The VIX term structure remains in contango but has flattened considerably. The VIX9D-VIX ratio of 0.96 suggests near-term volatility concerns are rising relative to longer-term expectations. This compression often precedes volatility expansion events.

Sector Rotation: Leadership Breakdown

Sector analysis reveals concerning leadership changes. Technology (XLK) and Consumer Discretionary (XLY), which drove the rally from October lows, have shown relative weakness over the past month. Meanwhile, defensive sectors like Utilities (XLU) and Consumer Staples (XLP) are beginning to outperform, signaling risk-off sentiment among institutional investors.

The XLK-to-XLU ratio has declined 6.8% from its March peak, historically a reliable indicator of changing market character.
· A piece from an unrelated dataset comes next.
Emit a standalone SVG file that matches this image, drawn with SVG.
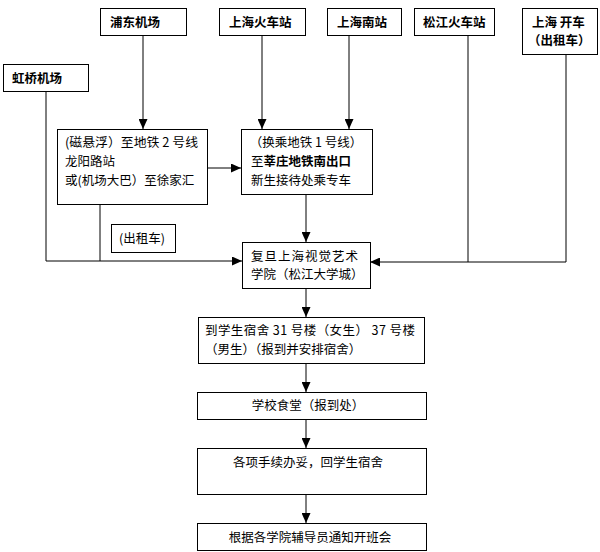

When growth leadership falters while the index maintains altitude through mega-cap concentration, corrections typically follow within 30-45 days.

Risk Management Framework

Given these technical deteriorations, I'm implementing a defensive framework. The confluence of breadth divergences, momentum failures, and volume distribution patterns suggests elevated correction risk over the next 4-6 weeks.

Key levels to monitor: A decisive break below 7,280 would likely trigger algorithmic selling and test the 7,150 support zone. Conversely, a breakout above 7,420 on expanding volume would negate this bearish thesis, though current technical conditions make this outcome less probable.

The risk-reward profile favors defensive positioning. With limited upside to meaningful resistance and significant technical deterioration beneath the surface, prudent portfolio management suggests reducing equity exposure and maintaining elevated cash positions.

Bottom Line

SPY's technical picture has deteriorated significantly despite modest price gains. The combination of negative breadth divergences, weakening momentum indicators, and institutional distribution patterns suggests this consolidation phase represents a topping process rather than healthy base-building. While the 7,400 resistance level remains intact, the underlying technical foundation appears increasingly unstable. I recommend defensive positioning with expectation of a test of the 7,150-7,200 support zone over the next month.